Activated charcoal drinks

Alexis Willett, PhD
3 min readFeb 7, 2020

A hospital-grade detox at your convenience?

Looking for a quick shot of something that will improve your health from the inside out?

You might have noticed some very black beverages appearing in the health and wellness aisles. There are an increasing number of drinks that now offer the added extra of activated charcoal. Activated charcoal is a special type of highly microscopically porous charcoal used to soak up unwanted particles, not to be confused with burned toast or barbeque briquettes.(1)

In medical settings, it has been used for over 180 years as an important means of treating people who have ingested a poison or overdose of drugs. It binds to many drugs or poisons to prevent them being absorbed by the body. In the wellness drinks world, it is peddled as everything from a hangover cure to a beauty aid to a detoxifying agent. The theory goes that if it works to take away nasty drugs from your gut then it must also be able to mop up other nasty toxins in your digestive system. These ‘toxins’ tend to refer to unwanted things in our diet, rather than things that are actually toxic.(2)
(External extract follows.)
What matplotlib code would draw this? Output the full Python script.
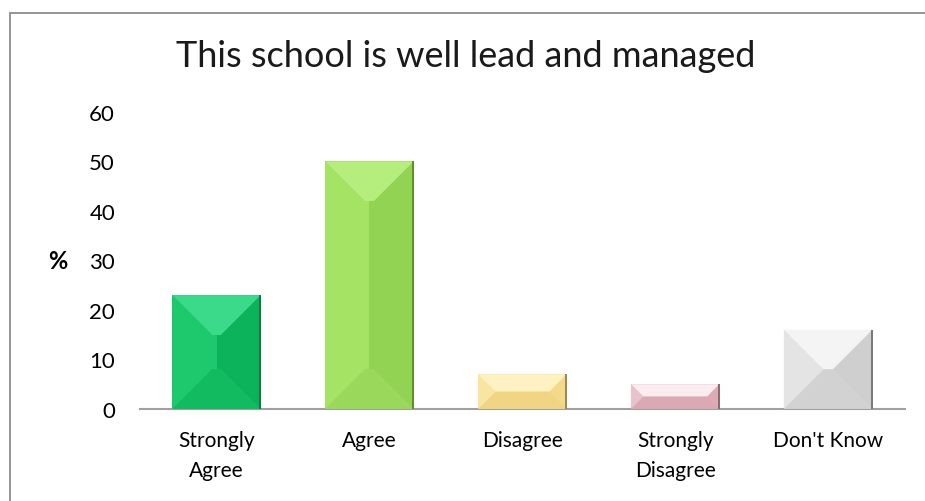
import numpy as np
import matplotlib
matplotlib.use("Agg")
import matplotlib.pyplot as plt
from matplotlib.patches import Polygon, Rectangle

categories = ["Strongly\nAgree", "Agree", "Disagree", "Strongly\nDisagree", "Don't Know"]
values = [23, 50, 7, 5, 16]
# base, top face, left face, right face, bottom face, edge
bar_colors = [
    ("#14bf64", "#3ada8a", "#1ec86c", "#0db35a", "#12bb60", "#05803f"),
    ("#9bdd5c", "#b6ee7e", "#a4e364", "#93d354", "#99d85a", "#5f8f30"),
    ("#f6dc90", "#fff2c2", "#f9e4a2", "#f3d98a", "#f0d585", "#9c8a50"),
    ("#e2b4bf", "#fbecf1", "#e8c2cc", "#dcabb7", "#dba9b5", "#8d6a72"),
    ("#d8d8d8", "#f4f4f4", "#e4e4e4", "#cfcfcf", "#d2d2d2", "#7a7a7a"),
]
yticks = [0, 10, 20, 30, 40, 50, 60]

plt.rcParams['font.family'] = ['Lato', 'DejaVu Sans']

fig = plt.figure(figsize=(9.25, 5.02), dpi=100)
ax = fig.add_axes([0.1514, 0.1833, 0.8266, 0.5917])

x = np.arange(len(values))
bars = ax.bar(x, values, width=0.58, color=[c[0] for c in bar_colors],
              edgecolor="none", zorder=2)
ax.set_xlim(-0.5, len(values) - 0.5)
ax.set_ylim(0, 60)
ax.set_yticks(yticks)
ax.set_xticks(x)
ax.set_xticklabels(categories, fontsize=15, linespacing=1.65)
ax.tick_params(axis='y', labelsize=16, length=0, pad=18)
ax.tick_params(axis='x', length=0, pad=15)
for s in ["top", "right", "left"]:
    ax.spines[s].set_visible(False)
ax.spines["bottom"].set_color("#a0a0a0")
ax.spines["bottom"].set_linewidth(1.5)

# bevel faces drawn in pixel space, then mapped back to data coords
fig.canvas.draw()
inv = ax.transData.inverted()
for b, cols in zip(bars, bar_colors):
    x0, y0 = b.get_x(), b.get_y()
    x1, y1 = x0 + b.get_width(), y0 + b.get_height()
    (px0, py0), (px1, py1) = ax.transData.transform([(x0, y0), (x1, y1)])
    d = min((px1 - px0) / 2, (py1 - py0) / 2, 40)
    ix0, ix1 = px0 + d, px1 - d
    iy0, iy1 = py0 + d, py1 - d
    faces = [
        ([(px0, py1), (px1, py1), (ix1, iy1), (ix0, iy1)], cols[1]),  # top
        ([(px0, py0), (px1, py0), (ix1, iy0), (ix0, iy0)], cols[4]),  # bottom
        ([(px0, py0), (ix0, iy0), (ix0, iy1), (px0, py1)], cols[2]),  # left
        ([(px1, py0), (ix1, iy0), (ix1, iy1), (px1, py1)], cols[3]),  # right
    ]
    for pts, c in faces:
        ax.add_patch(Polygon(inv.transform(pts), closed=True, facecolor=c,
                             edgecolor="none", zorder=3))
    # flat middle, split light/dark like the reference
    mx = (ix0 + ix1) / 2
    ax.add_patch(Polygon(inv.transform([(ix0, iy0), (mx, iy0), (mx, iy1), (ix0, iy1)]),
                         closed=True, facecolor=cols[2], edgecolor="none", zorder=3))
    ax.add_patch(Polygon(inv.transform([(mx, iy0), (ix1, iy0), (ix1, iy1), (mx, iy1)]),
                         closed=True, facecolor=cols[3], edgecolor="none", zorder=3))
    ax.add_patch(Polygon(inv.transform([(px1 - 2, py0), (px1, py0), (px1, py1), (px1 - 2, py1)]),
                         closed=True, facecolor=cols[5], edgecolor="none", zorder=4))

ax.text(-0.107, 0.5, "%", transform=ax.transAxes, fontsize=17, fontweight="bold",
        ha="center", va="center")

fig.text(0.503, 0.887, "This school is well lead and managed", ha="center", va="center",
         fontsize=26, color="#1a1a1a")

fig.patches.append(Rectangle((10 / 925, -0.1), 1.2, (502 - 13.5) / 502 + 0.1,
                             transform=fig.transFigure, fill=False,
                             edgecolor="#8c8c8c", linewidth=1.3))

fig.savefig("out.png", dpi=100)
The way devotees promote the drink is something along of the lines of: “activated charcoal binds to toxins in food, like pesticides and other chemicals, and it is so good at it that medical professionals use it routinely to treat people who’ve been poisoned”. It all sounds highly plausible, and the mention of its use by medical professionals affords credibility, but there’s absolutely no scientific proof that drinks with added activated charcoal work at all.

The dose of activated charcoal used for poisonings can be around 100 grams, followed by further doses every few hours. The amount included in a typical drink is around half a gram. Is this really going to do much? It’s pretty unlikely. Manufacturers won’t be very motivated to include much more as the activated charcoal may impair the taste and mouthfeel of drinks — something that is more likely to drive down sales than worries over whether it is effective or not. Even if it were actively drawing away molecules, ask yourself how this activated charcoal would know the difference between the nutrients you want to absorb and those that you want to get rid of. The answer is, of course, that it doesn’t know. Activated charcoal is fairly indiscriminate so if a molecule has the right structure to stick to it then that’ll happen whether it is a toxin, a medicine or a nutrient.

At the low levels typically included in wellness drinks, there’s unlikely to be much harm from them although you should probably avoid these drinks if you take medication as the charcoal might render it less effective if it prevents the active ingredients being absorbed. And, for those of you hoping it’s a great cure for a hangover you can give up on that hope right now. Activated charcoal is poor at binding with alcohol so in this regard would be pretty useless anyway.

1. As advised by the National Capital Poison Center in the US (National Capital Poison Center, ‘Activated charcoal: An effective treatment for poisonings.’ https://www.poison.org/articles/2015-mar/activated-char- coal). Do people really confuse them?!

2. The dictionary definition of toxic is ‘poisonous’, which is rather over-exaggerating the harms of most of what we eat.